In his fourth assignment of error, appellant contends that the trial court erred by failing to include a sufficient factual basis in its decision denying his motion to reduce child and spousal support. Based upon a careful review of the trial court's decision filed on July 16, 1996, we find that the decision contains sufficient facts to support the conclusion that appellant had failed to demonstrate a substantial change in the parties' circumstances. Appellant's fourth assignment of error is overruled.
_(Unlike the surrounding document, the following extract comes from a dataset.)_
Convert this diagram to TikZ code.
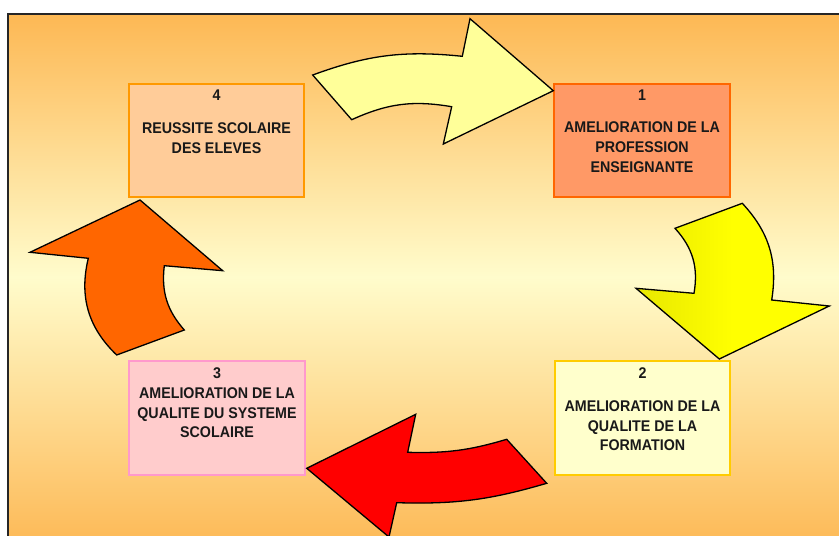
\documentclass[tikz,border=0pt]{standalone}
\usepackage{fontspec}
\setmainfont{Liberation Sans}
\newfontfamily\boxfont[FakeStretch=0.92]{Liberation Sans}
\definecolor{bgorange}{RGB}{253,184,84}
\definecolor{bgpale}{RGB}{255,252,204}
\definecolor{cA}{HTML}{FFFF99}
\definecolor{cB}{HTML}{FFFF00}
\definecolor{cBl}{RGB}{232,232,0}
\definecolor{cC}{HTML}{FF0000}
\definecolor{cD}{HTML}{FF6600}
\definecolor{fillone}{HTML}{FF9966}\definecolor{drawone}{HTML}{FF6600}
\definecolor{filltwo}{HTML}{FFFFCC}\definecolor{drawtwo}{HTML}{FFCC00}
\definecolor{fillthree}{HTML}{FFCCCC}\definecolor{drawthree}{HTML}{FF99CC}
\definecolor{fillfour}{HTML}{FFCC99}\definecolor{drawfour}{HTML}{FF9900}
\begin{document}
\begin{tikzpicture}[x=1pt,y=-1pt,
  box/.style={rectangle, line width=2pt, inner sep=0pt},
  lbl/.style={font=\boxfont\bfseries\fontsize{15.5}{19.5}\selectfont, anchor=base, inner sep=0pt, text=black!90},
  arr/.style={draw=black, line width=1.3pt, line join=miter}]
\useasboundingbox (0,0) rectangle (839,536);
\clip (0,0) rectangle (839,536);
\fill[white] (0,0) rectangle (839,536);
% background gradient
\shade[top color=bgorange, bottom color=bgpale] (8,14) rectangle (850,277);
\shade[top color=bgpale, bottom color=bgorange] (8,277) rectangle (850,550);
\draw[line width=1.5pt, black!85] (8,550) -- (8,14) -- (850,14);
% boxes
\node[box, fill=fillfour, draw=drawfour, minimum width=175pt, minimum height=113pt] (b4) at (216.5,140.5) {};
\node[box, fill=fillone, draw=drawone, minimum width=176pt, minimum height=113pt] (b1) at (642,140.5) {};
\node[box, fill=fillthree, draw=drawthree, minimum width=176pt, minimum height=114pt] (b3) at (217,418) {};
\node[box, fill=filltwo, draw=drawtwo, minimum width=175pt, minimum height=114pt] (b2) at (642.5,418) {};
% texts box 4
\node[lbl] (t4n) at (216.5,100) {4};
\node[lbl] (t4a) at (216.5,133.7) {REUSSITE SCOLAIRE};
\node[lbl] (t4b) at (216.5,153) {DES ELEVES};
% texts box 1
\node[lbl] (t1n) at (642,100) {1};
\node[lbl] (t1a) at (642,132.7) {AMELIORATION DE LA};
\node[lbl] (t1b) at (642,152.7) {PROFESSION};
\node[lbl] (t1c) at (642,172) {ENSEIGNANTE};
% texts box 3
\node[lbl] (t3n) at (217,378.3) {3};
\node[lbl] (t3a) at (217,398.3) {AMELIORATION DE LA};
\node[lbl] (t3b) at (217,418.3) {QUALITE DU SYSTEME};
\node[lbl] (t3c) at (217,437.7) {SCOLAIRE};
% texts box 2
\node[lbl] (t2n) at (642.5,378.3) {2};
\node[lbl] (t2a) at (642.5,411.7) {AMELIORATION DE LA};
\node[lbl] (t2b) at (642.5,431.7) {QUALITE DE LA};
\node[lbl] (t2c) at (642.5,450.7) {FORMATION};
% arrow 4 -> 1 (top)
\draw[arr, fill=cA] (312.7,75) to[bend left=13] (462.3,56.3) -- (470,18.7) -- (553.3,90.7)
  -- (443.3,144) -- (451.7,106.7) to[bend right=17] (351.7,119.7) -- cycle;
% arrow 1 -> 2 (right)
\draw[arr, left color=cBl, right color=cB, middle color=cB] (675,228.3) -- (742.3,203.3) to[bend left=26] (771.7,300)
  -- (829.3,306) -- (719.3,359) -- (636,288.3) -- (694,293.3) to[bend right=26] (675,228.3) -- cycle;
% arrow 2 -> 3 (bottom)
\draw[arr, fill=cC] (506.7,439.3) -- (546.7,483.3) to[bend left=9] (396.7,502.7) -- (389,537)
  -- (306.7,468.3) -- (415.7,414.3) -- (407.7,452.3) to[bend right=9] (506.7,439.3) -- cycle;
% arrow 3 -> 4 (left)
\draw[arr, fill=cD] (116.7,355) -- (184.3,330) to[bend left=24] (164.3,265.7) -- (222.7,270.7)
  -- (140,200) -- (30,252.3) -- (88.3,258.3) to[bend right=30] (116.7,355) -- cycle;
\end{tikzpicture}
\end{document}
In his fifth assignment of error, appellant contends that the trial court's decision is not supported by the manifest weight of the evidence. The trial court's decision is supported by the evidence contained in the record and contains a sufficient factual basis. Accordingly, we find that the trial court's decision is supported by competent, credible evidence and is not against the manifest weight of the evidence. See Seasons Coal Co., Inc. v. Cleveland (1984), 10 Ohio St.3d 77, 80. Appellant's fifth assignment of error is overruled.

In his sixth assignment of error, appellant contends that the trial court erred by excluding spousal support received by appellee as income to her in order to calculate the parties' child support obligations. Appellant argues that spousal support from all sources must be included in gross income. This court has held that spousal support received by one spouse should not be included as gross income to that spouse for purposes of calculating child support. See Goffinet v. Goffinet (Jan. 22, 1996), Butler App. Nos. CA94-11-097, CA95-02-028, unreported. See, also, Matrka v. Matrka (1995), 100 Ohio App.3d 161, 165. Accordingly, appellant's sixth assignment of error is not well-taken and is overruled.
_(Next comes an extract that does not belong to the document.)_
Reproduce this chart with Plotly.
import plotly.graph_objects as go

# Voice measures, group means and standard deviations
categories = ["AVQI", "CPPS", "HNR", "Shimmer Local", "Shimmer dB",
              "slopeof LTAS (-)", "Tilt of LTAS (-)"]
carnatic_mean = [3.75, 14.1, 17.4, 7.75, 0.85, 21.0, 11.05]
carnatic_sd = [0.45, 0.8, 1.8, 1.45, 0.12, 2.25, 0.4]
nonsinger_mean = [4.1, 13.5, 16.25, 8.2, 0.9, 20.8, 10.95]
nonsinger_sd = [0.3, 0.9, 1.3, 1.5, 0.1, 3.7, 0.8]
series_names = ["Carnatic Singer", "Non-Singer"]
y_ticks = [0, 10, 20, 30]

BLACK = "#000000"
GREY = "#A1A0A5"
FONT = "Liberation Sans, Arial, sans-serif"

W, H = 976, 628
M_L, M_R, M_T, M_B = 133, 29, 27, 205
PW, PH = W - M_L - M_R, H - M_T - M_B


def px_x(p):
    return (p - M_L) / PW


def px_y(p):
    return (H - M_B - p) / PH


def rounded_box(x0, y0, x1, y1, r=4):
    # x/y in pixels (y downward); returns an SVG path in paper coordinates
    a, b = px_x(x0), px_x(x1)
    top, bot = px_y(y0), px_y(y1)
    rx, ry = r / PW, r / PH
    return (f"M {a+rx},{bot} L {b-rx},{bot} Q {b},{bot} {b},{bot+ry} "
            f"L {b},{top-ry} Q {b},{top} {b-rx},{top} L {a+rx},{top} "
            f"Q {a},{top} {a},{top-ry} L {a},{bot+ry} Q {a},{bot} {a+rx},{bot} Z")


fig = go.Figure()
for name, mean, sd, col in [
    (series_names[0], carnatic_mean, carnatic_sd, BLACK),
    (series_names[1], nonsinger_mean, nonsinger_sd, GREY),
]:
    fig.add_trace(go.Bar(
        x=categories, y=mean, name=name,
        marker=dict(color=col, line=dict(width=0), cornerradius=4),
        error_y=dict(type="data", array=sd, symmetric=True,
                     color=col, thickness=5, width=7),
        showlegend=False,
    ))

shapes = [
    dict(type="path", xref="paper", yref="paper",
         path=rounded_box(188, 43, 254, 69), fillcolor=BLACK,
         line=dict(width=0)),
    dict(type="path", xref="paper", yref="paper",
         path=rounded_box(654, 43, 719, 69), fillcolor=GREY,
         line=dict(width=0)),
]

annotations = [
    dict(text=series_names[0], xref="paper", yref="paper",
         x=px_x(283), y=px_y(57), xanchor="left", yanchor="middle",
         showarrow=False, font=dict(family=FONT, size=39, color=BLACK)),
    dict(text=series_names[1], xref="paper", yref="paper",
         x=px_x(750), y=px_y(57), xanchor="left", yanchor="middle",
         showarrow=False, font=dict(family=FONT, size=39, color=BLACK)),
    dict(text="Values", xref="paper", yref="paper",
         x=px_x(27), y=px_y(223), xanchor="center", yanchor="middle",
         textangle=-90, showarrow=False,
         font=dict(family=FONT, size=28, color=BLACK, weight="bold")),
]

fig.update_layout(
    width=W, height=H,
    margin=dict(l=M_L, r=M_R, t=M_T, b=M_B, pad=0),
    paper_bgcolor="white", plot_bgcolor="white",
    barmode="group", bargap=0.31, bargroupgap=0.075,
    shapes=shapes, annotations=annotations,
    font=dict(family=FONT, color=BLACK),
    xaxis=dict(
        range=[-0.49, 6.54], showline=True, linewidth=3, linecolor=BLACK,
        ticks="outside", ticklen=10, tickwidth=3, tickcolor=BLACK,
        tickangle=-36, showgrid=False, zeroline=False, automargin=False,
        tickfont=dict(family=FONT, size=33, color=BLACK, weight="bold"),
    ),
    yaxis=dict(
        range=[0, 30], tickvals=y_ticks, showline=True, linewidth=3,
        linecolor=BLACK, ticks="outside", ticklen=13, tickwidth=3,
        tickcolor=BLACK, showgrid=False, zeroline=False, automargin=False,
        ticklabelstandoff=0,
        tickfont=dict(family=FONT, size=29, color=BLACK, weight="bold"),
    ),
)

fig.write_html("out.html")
In his seventh assignment of error, appellant contends that documents obtained by fraud are not admissible. Appellant seems to argue that he was required to produce his tax returns in the absence of a subpoena from appellee's counsel requesting them.

The record indicates that appellee's counsel filed a subpoena duces tecum requesting appellant to provide information regarding his income and expenses, including records of all income earned and tax returns from his business. Appellant brought only the first page of his tax returns to the hearing. Nevertheless, the trial court permitted appellant to leave the courtroom in order to retrieve the returns in their entirety and appellant did so. We have thoroughly reviewed the record and find that there is simply no evidence whatsoever that the documents requested and produced by appellant were obtained by fraudulent means. Appellant's seventh assignment of error is overruled.
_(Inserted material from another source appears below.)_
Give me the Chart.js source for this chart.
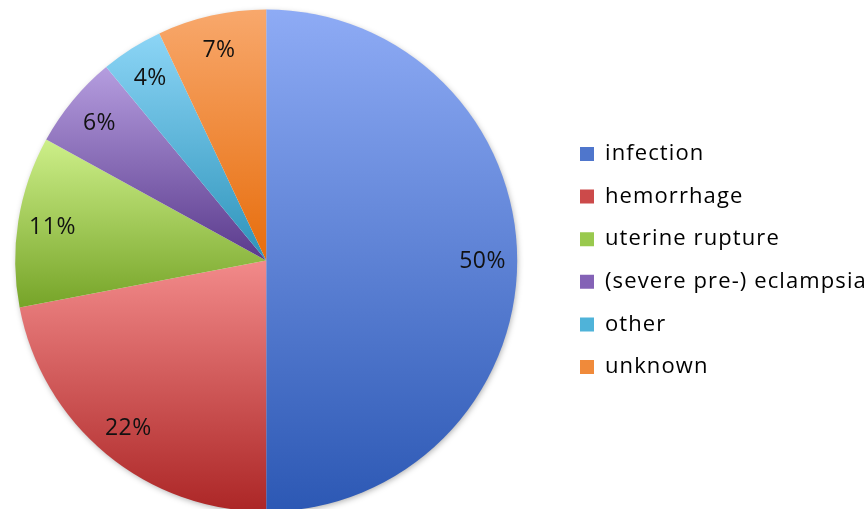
<!DOCTYPE html>
<html>
<head>
<meta charset="utf-8">
<script src="https://cdn.jsdelivr.net/npm/chart.js@4.4.1/dist/chart.umd.min.js"></script>
<style>
  html, body { margin: 0; padding: 0; background: #ffffff; overflow: hidden; }
  #wrap { width: 866px; height: 509px; position: relative; overflow: hidden; }
  #c { position: absolute; left: -27px; top: 0; }
</style>
</head>
<body>
<div id="wrap"><canvas id="c" width="893" height="509"></canvas></div>
<script>
// ---- data ----
const categories = ['infection', 'hemorrhage', 'uterine rupture', '(severe pre-) eclampsia', 'other', 'unknown'];
const shares = [50, 22, 11, 6, 4, 7];
const percentLabels = ['50%', '22%', '11%', '6%', '4%', '7%'];

// ---- colours ----
const topColors    = ['#8eabf5', '#f28a8a', '#cdef89', '#b59ddf', '#8cd5f6', '#f8a86c'];
const bottomColors = ['#2c58b4', '#ac2626', '#76a428', '#5a3a8c', '#2d93ba', '#e76d0c'];
const legendColors = ['#4f76cc', '#cc4a4a', '#99c94e', '#8462b6', '#4fb3d9', '#f08a3a'];

function sliceGradient(context) {
  const i = context.dataIndex;
  const chart = context.chart;
  const area = chart.chartArea;
  if (!area || i === undefined) return legendColors[i] || '#999';
  const meta = chart.getDatasetMeta(0);
  const r = (meta.controller && meta.controller.outerRadius) || 251;
  const cy = (area.top + area.bottom) / 2;
  const total = shares.reduce((a, b) => a + b, 0);
  let before = 0;
  for (let k = 0; k < i; k++) before += shares[k];
  const a0 = before / total * Math.PI * 2 - Math.PI / 2;
  const a1 = (before + shares[i]) / total * Math.PI * 2 - Math.PI / 2;
  let minY = cy, maxY = cy;
  for (let s = 0; s <= 90; s++) {
    const a = a0 + (a1 - a0) * s / 90;
    const y = cy + r * Math.sin(a);
    if (y < minY) minY = y;
    if (y > maxY) maxY = y;
  }
  const g = chart.ctx.createLinearGradient(0, minY, 0, maxY);
  g.addColorStop(0, topColors[i]);
  g.addColorStop(1, bottomColors[i]);
  return g;
}

const LEGEND_SPACING = '1.1px';
const spacingPlugin = {
  id: 'legendSpacing',
  beforeUpdate(chart) { chart.ctx.letterSpacing = LEGEND_SPACING; },
  beforeLayout(chart) { chart.ctx.letterSpacing = LEGEND_SPACING; },
  beforeDraw(chart) { chart.ctx.letterSpacing = LEGEND_SPACING; }
};

const shadowPlugin = {
  id: 'pieShadow',
  beforeDatasetsDraw(chart) {
    const meta = chart.getDatasetMeta(0);
    const arc = meta.data[0];
    if (!arc) return;
    const ctx = chart.ctx;
    ctx.save();
    ctx.shadowColor = 'rgba(0,0,0,0.35)';
    ctx.shadowBlur = 6;
    ctx.shadowOffsetX = 1;
    ctx.shadowOffsetY = 2;
    ctx.fillStyle = '#ffffff';
    ctx.beginPath();
    ctx.arc(arc.x, arc.y, arc.outerRadius - 1, 0, Math.PI * 2);
    ctx.fill();
    ctx.restore();
  }
};

const labelPlugin = {
  id: 'pctLabels',
  afterDatasetsDraw(chart) {
    const meta = chart.getDatasetMeta(0);
    const ctx = chart.ctx;
    ctx.save();
    ctx.letterSpacing = '0.5px';
    ctx.font = '23px "Open Sans"';
    ctx.fillStyle = '#111111';
    ctx.textAlign = 'center';
    ctx.textBaseline = 'middle';
    meta.data.forEach((arc, i) => {
      const mid = (arc.startAngle + arc.endAngle) / 2;
      const rr = arc.outerRadius * 0.862;
      ctx.fillText(percentLabels[i], arc.x + Math.cos(mid) * rr, arc.y + Math.sin(mid) * rr + 1);
    });
    ctx.restore();
  }
};

new Chart(document.getElementById('c'), {
  type: 'pie',
  data: {
    labels: categories,
    datasets: [{
      data: shares,
      backgroundColor: sliceGradient,
      borderWidth: 0,
      radius: 251,
      clip: false
    }]
  },
  options: {
    responsive: false,
    animation: false,
    devicePixelRatio: 1,
    layout: { padding: { left: 0, top: 12, right: 0, bottom: 0 } },
    plugins: {
      tooltip: { enabled: false },
      legend: {
        position: 'right',
        maxWidth: 306.6,
        labels: {
          boxWidth: 14,
          boxHeight: 14,
          padding: 20.6,
          color: '#111111',
          font: { family: '"Open Sans"', size: 22 },
          generateLabels(chart) {
            return categories.map((c, i) => ({
              text: c,
              fillStyle: legendColors[i],
              strokeStyle: 'rgba(0,0,0,0)',
              lineWidth: 0,
              hidden: false,
              index: i
            }));
          }
        }
      }
    }
  },
  plugins: [spacingPlugin, shadowPlugin, labelPlugin]
});
</script>
</body>
</html>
In sum, we find no error in the trial court's decision denying appellant's motion to reduce his child and spousal support obligations. See Cole, 70 Ohio App.3d at 191; Leighner,33 Ohio App.3d at 215.

The assignments of error properly before this court having been ruled upon as heretofore set forth, it is the order of this court that the judgment or final order herein appealed from be, and the same hereby is, affirmed.

It is further ordered that a mandate be sent to the Butler County Court of Common Pleas, Domestic Relations Division, for execution upon this judgment and that a certified copy of this Memorandum Decision and Judgment Entry shall constitute the mandate pursuant to App.R. 27.

Costs to be taxed in compliance with App.R. 24.

YOUNG, P.J., KOEHLER and POWELL, JJ., concur.

1 We note that because appellant chose to place his appeal on the accelerated calendar, our decision with respect to each assignment of error may be brief and conclusory. See App.R. 11.1.

2 Contrary to appellant's assertion, the trial court is obligated to order one party to pay child support in accordance with the statutory child support guidelines in shared parenting situations unless application of the guidelines would be unjust or inappropriate to the children. See R.C. 3113.215(B)(6); Martin v. Martin (1993), 66 Ohio St.3d 110, 114 ("the amount of child support under the child support guidelines should not be less simply because the child is the subject of a joint custody plan rather than a split or sole custody decree"). Furthermore, we note that pursuant to the trial court's January 16, 1997 judgment entry, the trial court reduced appellant's child support obligation by twenty-five percent in light of the parties' shared parenting plan.